My response above was about exposing that to Lisp, not about letting
features access buffer text in general.

after-change-functions is not the right tool for accessing buffer
text, they are a means to signal to Lisp that _some_ change happened
in buffer text which Lisp program _may_ wish to know about, and the
core reserves the right not to tell Lisp about some of the changes via
that hook.  Programs that _must_ know about each and every change in
buffer text cannot be written in Lisp, because there are changes that
I don't even know how to tell to a Lisp program in terms it will
understand.  For example, what if the buffer was changed from
multibyte to unibyte, or vice versa?  Or how to describe efficiently a
change in text properties?

Asking to have every aspect of the Emacs internals be exposed to Lisp
is NOT the right way of implementing features in Emacs!  Instead,
whenever the existing facilities are insufficient or don't allow you
to do the job, please describe the job you need to do, and let's
discuss how best to divide the implementation between the C primitives
(whether existing or new) and the Lisp application code.
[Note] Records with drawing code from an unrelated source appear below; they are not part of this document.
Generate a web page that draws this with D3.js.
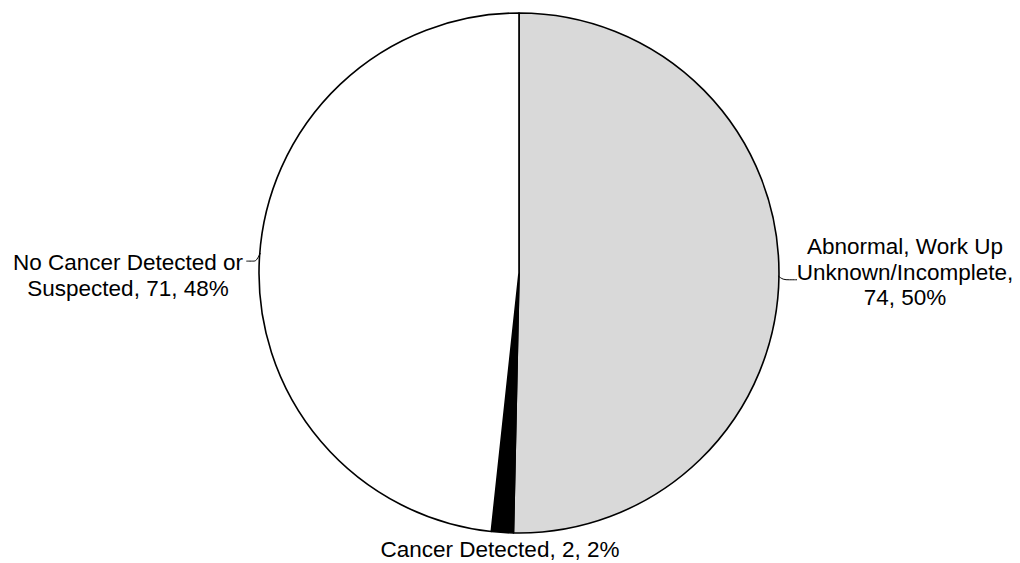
<!DOCTYPE html>
<html><head><meta charset="utf-8">
<script src="https://cdn.jsdelivr.net/npm/d3@7"></script>
<style>body{margin:0;background:#fff}svg{display:block}</style>
</head><body>
<svg id="c" width="1020" height="563"></svg>
<script>
const categories = ["Abnormal, Work Up Unknown/Incomplete", "Cancer Detected", "No Cancer Detected or Suspected"];
const values = [74, 2, 71];
const percents = ["50%", "2%", "48%"];
const colors = ["#d9d9d9", "#000000", "#ffffff"];
const labelLines = [
  ["Abnormal, Work Up", "Unknown/Incomplete,", "74, 50%"],
  ["Cancer Detected, 2, 2%"],
  ["No Cancer Detected or", "Suspected, 71, 48%"]
];

const svg = d3.select("#c");
const cx = 519, cy = 273, R = 260;
const g = svg.append("g").attr("transform", `translate(${cx},${cy})`);
const pie = d3.pie().sort(null).value(d => d)(values);
const arc = d3.arc().innerRadius(0).outerRadius(R);
g.selectAll("path.s").data(pie).enter().append("path")
  .attr("class","s")
  .attr("d", arc)
  .attr("fill", (d,i) => colors[i])
  .attr("stroke", "#000").attr("stroke-width", 1.6).attr("stroke-linejoin","round");

const font = "Liberation Sans, Arial, sans-serif";
const fs = 22.5, lh = 25.5;
const labelPos = [
  {x: 905 - cx, y: 254 - cy, anchor: "middle"},
  {x: 500 - cx, y: 557 - cy, anchor: "middle"},
  {x: 128 - cx, y: 270 - cy, anchor: "middle"}
];
pie.forEach((d,i) => {
  const t = g.append("text")
    .attr("x", labelPos[i].x).attr("y", labelPos[i].y)
    .attr("text-anchor", labelPos[i].anchor)
    .attr("font-family", font).attr("font-size", fs).attr("fill", "#000");
  labelLines[i].forEach((line, k) => {
    t.append("tspan").attr("x", labelPos[i].x).attr("dy", k === 0 ? 0 : lh).text(line);
  });
});

// leader lines
const mid = d => (d.startAngle + d.endAngle) / 2;
const edge = d => [Math.sin(mid(d)) * R, -Math.cos(mid(d)) * R];
const lineGen = d3.line().curve(d3.curveBasis);
{
  const e = edge(pie[0]);
  g.append("path").attr("d", lineGen([[e[0]-1, e[1]], [e[0]+4, e[1]+4], [e[0]+10, e[1]+4], [e[0]+18, e[1]+4]]))
    .attr("fill","none").attr("stroke","#000").attr("stroke-width",1);
}
{
  const e = edge(pie[2]);
  g.append("path").attr("d", lineGen([[e[0]-13, e[1]+2], [e[0]-6, e[1]+2], [e[0]-3, e[1]+2], [e[0]+1, e[1]-6]]))
    .attr("fill","none").attr("stroke","#000").attr("stroke-width",1);
}
</script>
</body></html>
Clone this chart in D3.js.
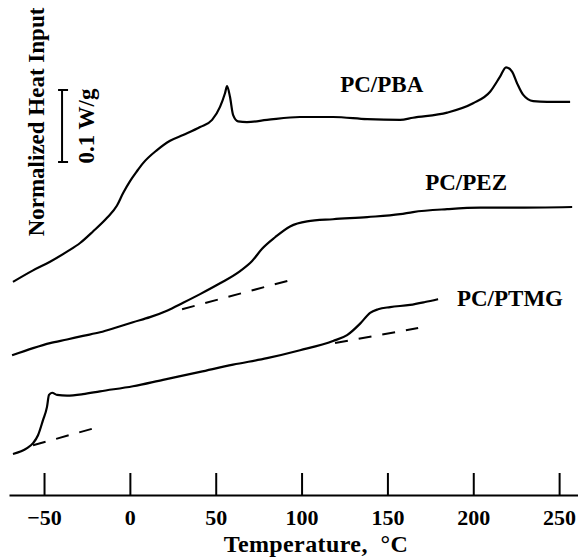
<!DOCTYPE html>
<html>
<head>
<meta charset="utf-8">
<script src="https://cdn.jsdelivr.net/npm/d3@7"></script>
<style>
  body { margin: 0; background: #fff; }
  svg text { font-family: "Liberation Serif", "Times New Roman", serif; font-weight: bold; fill: #000; }
</style>
</head>
<body>
<svg width="578" height="557"></svg>
<script>
// Tick labels of the temperature axis
var tickTemps = [-50, 0, 50, 100, 150, 200, 250];

// PC/PBA trace (temperature in C, heat input in W/g, curves offset)
var pbaT = [-68.1, -56.4, -46.5, -36.6, -29.0, -21.5, -13.3, -7.5, -4.0, 0.1, 4.2, 7.7, 15.8, 23.4, 31.0, 40.9, 47.9, 52.5, 55.4, 56.6, 58.3, 60.1, 63.0, 68.2, 79.9, 99.1, 118.3, 138.2, 157.4, 164.9, 184.8, 199.9, 209.8, 215.6, 219.1, 222.6, 225.5, 229.0, 234.9, 243.0, 256.4];
var pbaQ = [0.296, 0.312, 0.324, 0.338, 0.350, 0.366, 0.385, 0.402, 0.419, 0.436, 0.450, 0.461, 0.479, 0.492, 0.500, 0.511, 0.521, 0.539, 0.558, 0.568, 0.553, 0.528, 0.519, 0.518, 0.521, 0.525, 0.525, 0.522, 0.521, 0.524, 0.531, 0.544, 0.560, 0.581, 0.594, 0.588, 0.572, 0.556, 0.547, 0.546, 0.546];

// PC/PEZ trace
var pezT = [-68.6, -56.4, -46.5, -36.6, -27.3, -17.4, -7.5, 1.8, 11.7, 21.6, 31.0, 40.9, 52.5, 64.2, 71.2, 77.0, 84.6, 93.3, 103.2, 118.3, 138.2, 157.4, 164.9, 184.8, 204.0, 223.2, 257.6];
var pezQ = [0.194, 0.204, 0.211, 0.216, 0.221, 0.226, 0.233, 0.240, 0.247, 0.256, 0.267, 0.279, 0.294, 0.311, 0.325, 0.342, 0.358, 0.373, 0.380, 0.383, 0.386, 0.390, 0.393, 0.397, 0.399, 0.399, 0.400];

// PC/PTMG trace
var ptmgT = [-68.1, -59.9, -56.4, -53.5, -50.6, -48.3, -47.1, -45.3, -42.4, -36.6, -27.3, -17.4, 1.8, 19.3, 40.9, 60.1, 79.9, 99.1, 118.3, 126.5, 134.1, 139.9, 144.6, 151.6, 163.2, 171.9, 179.5];
var ptmgQ = [0.057, 0.065, 0.072, 0.083, 0.104, 0.122, 0.139, 0.142, 0.139, 0.138, 0.140, 0.144, 0.151, 0.160, 0.171, 0.181, 0.190, 0.201, 0.214, 0.222, 0.238, 0.253, 0.258, 0.261, 0.264, 0.268, 0.272];

// Dashed baseline extrapolations [T1, Q1, T2, Q2]
var pezBase = [30.4, 0.258, 97.4, 0.301];
var ptmgBase1 = [-56.4, 0.069, -22.0, 0.092];
var ptmgBase2 = [119.5, 0.211, 167.9, 0.232];

// Curve labels
var labelNames = ["PC/PBA", "PC/PEZ", "PC/PTMG"];
var labelT = [122.5, 172.0, 190.5];
var labelQ = [0.560, 0.424, 0.263];

// Scale bar: position and size (W/g)
var scaleBarT = -39.5;
var scaleBarBottom = 0.4625;
var scaleBarSize = 0.1;

var svg = d3.select("svg");

// x scale (temperature)
var xScale = d3.scaleLinear()
    .domain([-70.4, 261])
    .range([9, 578]);

// y scale: 0.1 W/g is 72 px
var yScale = d3.scaleLinear()
    .domain([0, 0.1])
    .range([495, 423]);

// Temperature axis, ticks pointing up
var xAxis = d3.axisBottom(xScale)
    .tickValues(tickTemps)
    .tickSizeInner(-22)
    .tickSizeOuter(0)
    .tickPadding(14)
    .tickFormat(d3.format("d"));

var gx = svg.append("g")
    .attr("transform", "translate(0,495)")
    .call(xAxis);
gx.select(".domain").attr("stroke", "#000").attr("stroke-width", 2);
gx.selectAll(".tick line").attr("stroke", "#000").attr("stroke-width", 2);
gx.selectAll(".tick text")
    .attr("font-size", "22px")
    .attr("font-family", "Liberation Serif, serif")
    .attr("font-weight", "bold")
    .attr("fill", "#000");

// Axis title
svg.append("text")
    .attr("x", 316)
    .attr("y", 552)
    .attr("text-anchor", "middle")
    .attr("font-size", "24px")
    .attr("letter-spacing", "0.4px")
    .attr("xml:space", "preserve")
    .text("Temperature,  \u00B0C");

// y label
svg.append("text")
    .attr("transform", "translate(44,122) rotate(-90)")
    .attr("text-anchor", "middle")
    .attr("font-size", "23px")
    .text("Normalized Heat Input");

// Line generator
var line = d3.line()
    .x(function (d) { return xScale(d[0]); })
    .y(function (d) { return yScale(d[1]); })
    .curve(d3.curveMonotoneX);

var traces = [[pbaT, pbaQ], [pezT, pezQ], [ptmgT, ptmgQ]];
traces.forEach(function (t) {
    var pts = t[0].map(function (v, i) { return [v, t[1][i]]; });
    svg.append("path")
        .datum(pts)
        .attr("fill", "none")
        .attr("stroke", "#000")
        .attr("stroke-width", 2.2)
        .attr("stroke-linejoin", "round")
        .attr("d", line);
});

// Dashed baselines
[pezBase, ptmgBase1, ptmgBase2].forEach(function (b) {
    svg.append("line")
        .attr("x1", xScale(b[0]))
        .attr("y1", yScale(b[1]))
        .attr("x2", xScale(b[2]))
        .attr("y2", yScale(b[3]))
        .attr("stroke", "#000")
        .attr("stroke-width", 2)
        .attr("stroke-dasharray", "13,11");
});

// Curve labels
svg.selectAll(".curveLabel")
    .data(labelNames)
    .enter()
    .append("text")
    .attr("class", "curveLabel")
    .attr("x", function (d, i) { return xScale(labelT[i]); })
    .attr("y", function (d, i) { return yScale(labelQ[i]); })
    .attr("font-size", "23px")
    .text(function (d) { return d; });

// Scale bar
var sbx = xScale(scaleBarT);
var sbTop = yScale(scaleBarBottom + scaleBarSize);
var sbBot = yScale(scaleBarBottom);
svg.append("line")
    .attr("x1", sbx).attr("x2", sbx)
    .attr("y1", sbTop).attr("y2", sbBot)
    .attr("stroke", "#000").attr("stroke-width", 2);
[sbTop, sbBot].forEach(function (y) {
    svg.append("line")
        .attr("x1", sbx - 4).attr("x2", sbx + 6)
        .attr("y1", y).attr("y2", y)
        .attr("stroke", "#000").attr("stroke-width", 2);
});
svg.append("text")
    .attr("transform", "translate(94," + ((sbTop + sbBot) / 2) + ") rotate(-90)")
    .attr("text-anchor", "middle")
    .attr("font-size", "23px")
    .text("0.1 W/g");
</script>
</body>
</html>
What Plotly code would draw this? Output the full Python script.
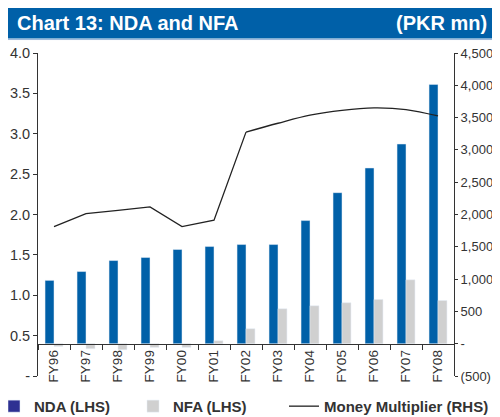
import plotly.graph_objects as go

years = ["FY96", "FY97", "FY98", "FY99", "FY00", "FY01", "FY02",
         "FY03", "FY04", "FY05", "FY06", "FY07", "FY08"]
nda = [980, 1117, 1287, 1334, 1458, 1504, 1535, 1535, 1906, 2338, 2720, 3091, 4014]
nfa = [-42, -77, -93, -57, -57, 46, 232, 541, 587, 634, 685, 989, 669]
mm = [1.85, 2.01, 2.05, 2.095, 1.85, 1.93, 3.02, 3.13, 3.23, 3.29, 3.32, 3.30, 3.22]

left_vals = [0, 0.5, 1.0, 1.5, 2.0, 2.5, 3.0, 3.5, 4.0]
left_text = ["-", "0.5", "1.0", "1.5", "2.0", "2.5", "3.0", "3.5", "4.0"]
right_vals = [-500, 0, 500, 1000, 1500, 2000, 2500, 3000, 3500, 4000, 4500]
right_text = ["(500)", "-", "500", "1,000", "1,500", "2,000", "2,500",
              "3,000", "3,500", "4,000", "4,500"]

BLUE = "#0060A8"
GREY = "#D0D0D0"
NAVY = "#2E3192"
FONT = "Arial, Liberation Sans, sans-serif"
TXT = "#333333"

fig = go.Figure()
fig.add_trace(go.Bar(x=years, y=nda, marker_color=BLUE, width=0.28, offset=-0.28,
                     showlegend=False, yaxis="y"))
fig.add_trace(go.Bar(x=years, y=nfa, marker_color=GREY, width=0.28, offset=0.0,
                     showlegend=False, yaxis="y"))
fig.add_trace(go.Bar(x=[None], y=[None], marker_color=NAVY, name="NDA (LHS)",
                     width=0.28, offset=0, yaxis="y", legend="legend"))
fig.add_trace(go.Bar(x=[None], y=[None], marker_color=GREY, name="NFA (LHS)",
                     width=0.28, offset=0, yaxis="y", legend="legend"))
fig.add_trace(go.Scatter(x=years[:7], y=mm[:7], mode="lines", yaxis="y2",
                         line=dict(color="#222222", width=1.3),
                         name="Money Multiplier (RHS)", legend="legend2"))
fig.add_trace(go.Scatter(x=years[6:], y=mm[6:], mode="lines", yaxis="y2",
                         line=dict(color="#222222", width=1.3, shape="spline", smoothing=1.0),
                         showlegend=False))

# page offset of the figure (body margin)
OFF = 8
W, H = 500, 417
# plot area in page pixels: x 38..454, y 52.5..376.5
L = 38 - OFF
R = W - (454 - OFF)
T = 52.5 - OFF
B = H - (376.5 - OFF)
pw, ph = W - L - R, H - T - B


def px(x):
    return (x - OFF - L) / pw


def py(y):
    return (H - B - (y - OFF)) / ph


legfont = dict(size=15, color=TXT, family=FONT, weight="bold")

fig.update_layout(
    width=W, height=H,
    margin=dict(l=L, r=R, t=T, b=B, autoexpand=False),
    paper_bgcolor="white", plot_bgcolor="white",
    font=dict(family=FONT, size=13, color=TXT),
    barmode="overlay",
    xaxis=dict(anchor="free", position=0.1, showline=True, linecolor="#333333",
               linewidth=1, ticks="outside", ticklen=5, tickcolor="#333333",
               tickson="boundaries", tickangle=-90, showgrid=False,
               tickfont=dict(size=13.5, color=TXT), range=[-0.5, 12.5]),
    yaxis=dict(side="right", range=[-500, 4500], tickvals=right_vals,
               ticktext=right_text, showline=True, linecolor="#333333",
               ticks="outside", ticklen=3, tickcolor="#333333", showgrid=False,
               zeroline=False, tickfont=dict(size=13, color=TXT)),
    yaxis2=dict(side="left", overlaying="y", range=[0, 4], tickvals=left_vals,
                ticktext=left_text, showline=True, linecolor="#333333",
                ticks="outside", ticklen=4, tickcolor="#333333", showgrid=False,
                zeroline=False, tickfont=dict(size=14.5, color=TXT)),
    legend=dict(orientation="h", x=px(-6), y=py(407), xanchor="left", yanchor="middle",
                font=legfont, entrywidth=94, bgcolor="rgba(0,0,0,0)", itemwidth=30),
    legend2=dict(orientation="h", x=px(284), y=py(407), xanchor="left", yanchor="middle",
                 font=legfont, bgcolor="rgba(0,0,0,0)", itemwidth=30),
    shapes=[dict(type="rect", xref="paper", yref="paper",
                 x0=px(8), x1=px(510), y0=py(38), y1=py(7),
                 fillcolor=BLUE, line=dict(width=0), layer="below"),
            dict(type="line", xref="paper", yref="paper",
                 x0=px(8), x1=px(510), y0=py(39), y1=py(39),
                 line=dict(color="#9DB7DA", width=1))],
    annotations=[
        dict(text="<b>Chart 13: NDA and NFA</b>", xref="paper", yref="paper",
             x=px(15), y=py(22.5), xanchor="left", yanchor="middle", showarrow=False,
             font=dict(size=20, color="white", family=FONT)),
        dict(text="<b>(PKR mn)</b>", xref="paper", yref="paper",
             x=px(489), y=py(22.5), xanchor="right", yanchor="middle", showarrow=False,
             font=dict(size=20, color="white", family=FONT)),
    ],
)

fig.write_html("out.html")
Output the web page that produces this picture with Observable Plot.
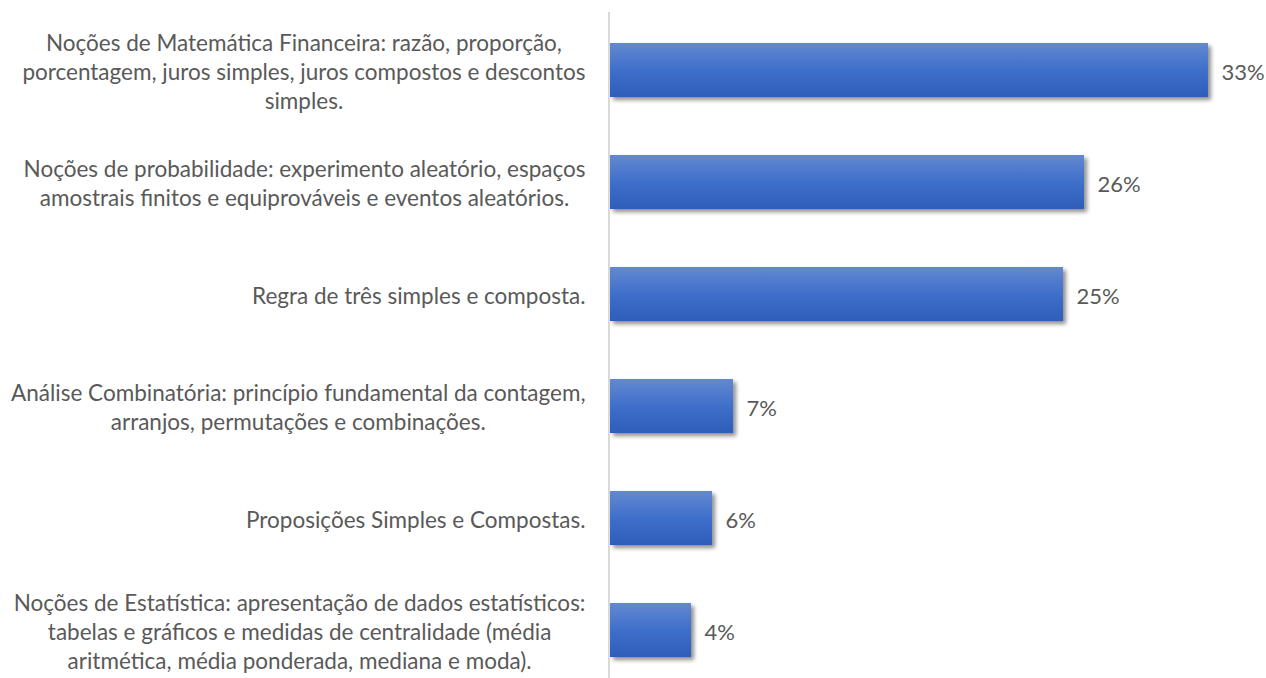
<!DOCTYPE html>
<html>
<head>
<meta charset="utf-8">
<script src="https://cdn.jsdelivr.net/npm/d3@7"></script>
<script src="https://cdn.jsdelivr.net/npm/@observablehq/plot@0.6"></script>
<style>
  html, body { margin: 0; padding: 0; background: #fff; }
  #chart { width: 1266px; height: 678px; overflow: hidden; }
</style>
</head>
<body>
<div id="chart"></div>
<script>
// Data
const categories = [
  "Noções de Matemática Financeira: razão, proporção,\nporcentagem, juros simples, juros compostos e descontos\nsimples.",
  "Noções de probabilidade: experimento aleatório, espaços\namostrais finitos e equiprováveis e eventos aleatórios.",
  "Regra de três simples e composta.",
  "Análise Combinatória: princípio fundamental da contagem,\narranjos, permutações e combinações.",
  "Proposições Simples e Compostas.",
  "Noções de Estatística: apresentação de dados estatísticos:\ntabelas e gráficos e medidas de centralidade (média\naritmética, média ponderada, mediana e moda)."
];
const values = [0.330, 0.2616, 0.250, 0.0679, 0.0563, 0.0447];

const data = categories.map((c, i) => ({category: c, value: values[i]}));

const FONT = "Lato, 'Open Sans', sans-serif";
const FS = 22.5;
const VFS = 22;
const TEXT = "#595959";

// measure widest line of each category label
const ctx = document.createElement("canvas").getContext("2d");
ctx.font = `${FS}px Lato`;
function blockWidth(s) {
  return d3.max(s.split("\n"), l => ctx.measureText(l).width);
}

const labelMarks = data.map(d =>
  Plot.text([d], {
    x: () => 0,
    y: "category",
    text: "category",
    textAnchor: "middle",
    lineHeight: 1.29,
    dx: -25 - blockWidth(d.category) / 2,
    fill: TEXT,
    fontSize: FS,
    fontFamily: FONT
  })
);

const plot = Plot.plot({
  width: 1266,
  height: 678,
  marginTop: 12,
  marginBottom: 0,
  marginLeft: 610,
  marginRight: 0,
  style: {fontFamily: FONT, background: "#fff"},
  x: {domain: [0, 0.36], range: [610, 610 + 0.36 * 1812], axis: null},
  y: {domain: categories, range: [12.75, 687.75], paddingInner: 0.52, paddingOuter: 0.26, axis: null},
  marks: [
    Plot.barX(data, {x: "value", y: "category", fill: "url(#barGrad)"}),
    Plot.ruleX([0], {stroke: "#d9d9d9", strokeWidth: 2, dx: -1.5}),
    Plot.text(data, {
      x: "value",
      y: "category",
      text: d => d3.format(".0%")(d.value),
      textAnchor: "start",
      dx: 13,
      dy: 2,
      fill: TEXT,
      fontSize: VFS,
      fontFamily: FONT
    }),
    ...labelMarks
  ]
});

// gradient + shadow defs
const ns = "http://www.w3.org/2000/svg";
const defs = document.createElementNS(ns, "defs");
defs.innerHTML = `
  <linearGradient id="barGrad" x1="0" y1="0" x2="0" y2="1">
    <stop offset="0" stop-color="#6388cf"/>
    <stop offset="0.5" stop-color="#3f6fca"/>
    <stop offset="1" stop-color="#2d5db8"/>
  </linearGradient>
  <filter id="barShadow" x="-10%" y="-20%" width="130%" height="160%">
    <feGaussianBlur in="SourceAlpha" stdDeviation="2.2"/>
    <feOffset dx="2.5" dy="3" result="ob"/>
    <feComponentTransfer><feFuncA type="linear" slope="0.45"/></feComponentTransfer>
    <feMerge><feMergeNode/><feMergeNode in="SourceGraphic"/></feMerge>
  </filter>`;
plot.insertBefore(defs, plot.firstChild);
const barG = plot.querySelector("g[aria-label='bar']");
if (barG) barG.setAttribute("filter", "url(#barShadow)");

document.getElementById("chart").appendChild(plot);
</script>
</body>
</html>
Most of Emacs is written in Lisp to allow flexibility and safety, not
because we don't like C.  So the line that divides the C from the Lisp
parts of the implementation should consider which parts need to be
easily modified and which don't, and also which internals, if exposed
to Lisp, could easily lead to runaway applications wedging or crashing
Emacs.  These are non-trivial aspects, and the decision is not always
self-evident (though sometimes it is).